TensorFlow CVPR paper, rewritten for PyTorch die-hards
A faithful PyTorch port of SfMLearner that trains faster and finally lets you validate against ground truth.

What it does Takes monocular video and learns to estimate depth maps and camera ego-motion simultaneously, with no depth labels required. It is a PyTorch reimplementation of the CVPR 2017 oral paper by Zhou et al., plus training and evaluation scripts for KITTI and Cityscapes.

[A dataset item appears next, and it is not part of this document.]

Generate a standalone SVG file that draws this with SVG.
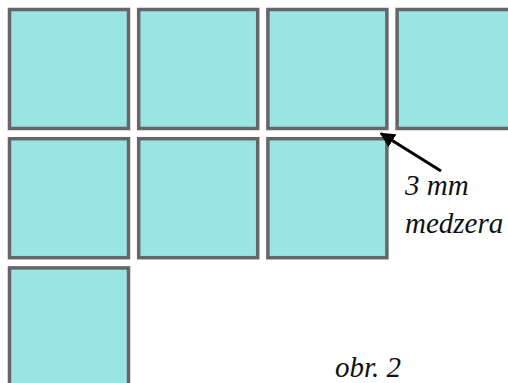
<svg xmlns="http://www.w3.org/2000/svg" width="508" height="383" viewBox="0 0 508 383">
<defs>
<style>
.tile{fill:#9ae4e6;stroke:#666;stroke-width:3.5}
.lbl{font-family:"Liberation Serif",serif;font-style:italic;font-size:29px;fill:#111}
</style>
<marker id="ah" viewBox="0 0 10 10" refX="9" refY="5" markerWidth="5" markerHeight="5" orient="auto" markerUnits="strokeWidth">
<path d="M0,0 L10,5 L0,10 z" fill="#000"/>
</marker>
</defs>
<rect width="508" height="383" fill="#fff"/>
<g id="t11"><rect class="tile" x="9.5" y="9.5" width="119" height="119"/></g>
<g id="t12"><rect class="tile" x="138.7" y="9.5" width="119" height="119"/></g>
<g id="t13"><rect class="tile" x="267.9" y="9.5" width="119" height="119"/></g>
<g id="t14"><rect class="tile" x="397.1" y="9.5" width="119" height="119"/></g>
<g id="t21"><rect class="tile" x="9.5" y="138.7" width="119" height="119"/></g>
<g id="t22"><rect class="tile" x="138.7" y="138.7" width="119" height="119"/></g>
<g id="t23"><rect class="tile" x="267.9" y="138.7" width="119" height="119"/></g>
<g id="t31"><rect class="tile" x="9.5" y="267.9" width="119" height="119"/></g>
<g id="connectors">
<line x1="441" y1="171" x2="381" y2="133.5" stroke="#000" stroke-width="3" marker-end="url(#ah)"/>
</g>
<g id="labels">
<text class="lbl" x="405" y="195">3 mm</text>
<text class="lbl" x="405" y="233">medzera</text>
<text class="lbl" x="335" y="377">obr. 2</text>
</g>
</svg>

The interesting bit The author didn’t just transliterate TensorFlow to PyTorch. He rethought the data pipeline so frame stacking happens on the fly rather than ahead of time, which cut training step time from ~0.20 s to ~0.14 s on a GTX 980 Ti. He also discovered—empirically, and somewhat mysteriously—that applying smoothness loss to depth instead of disparity actually makes the network converge, while the official formulation did not.
Key highlights
- On-the-fly sequence stacking eliminates pre-processing for specific sequence lengths.
- Validation can now use actual ground-truth depth, revealing that photometric loss minimization ≠ depth optimization.
- Pretrained weights and KITTI depth/pose benchmarks included (Abs Rel 0.181, ATE 0.0179 on Seq. 09).
- Supports both KITTI Raw and Cityscapes; pose evaluation computes ATE and rotation error explicitly.
- GitHub Issues are used as a surprisingly readable discussion forum on scale ambiguity, static-frame filtering, and inverse-warp direction.
Caveats
- Requires PyTorch ≥ 1.0.1; older versions need a tagged commit.
- The
2.3downscaling loss divisor and depth-based smooth loss are “empiric experiments,” not theoretically derived, and trade off pose accuracy for depth accuracy. - Cityscapes data access requires contacting dataset administrators.
Verdict Grab this if you need a working, hackable PyTorch baseline for unsupervised depth-from-video and want to avoid 2017-era TensorFlow tooling. Skip it if you need production-ready SLAM or are allergic to hand-tuned loss coefficients.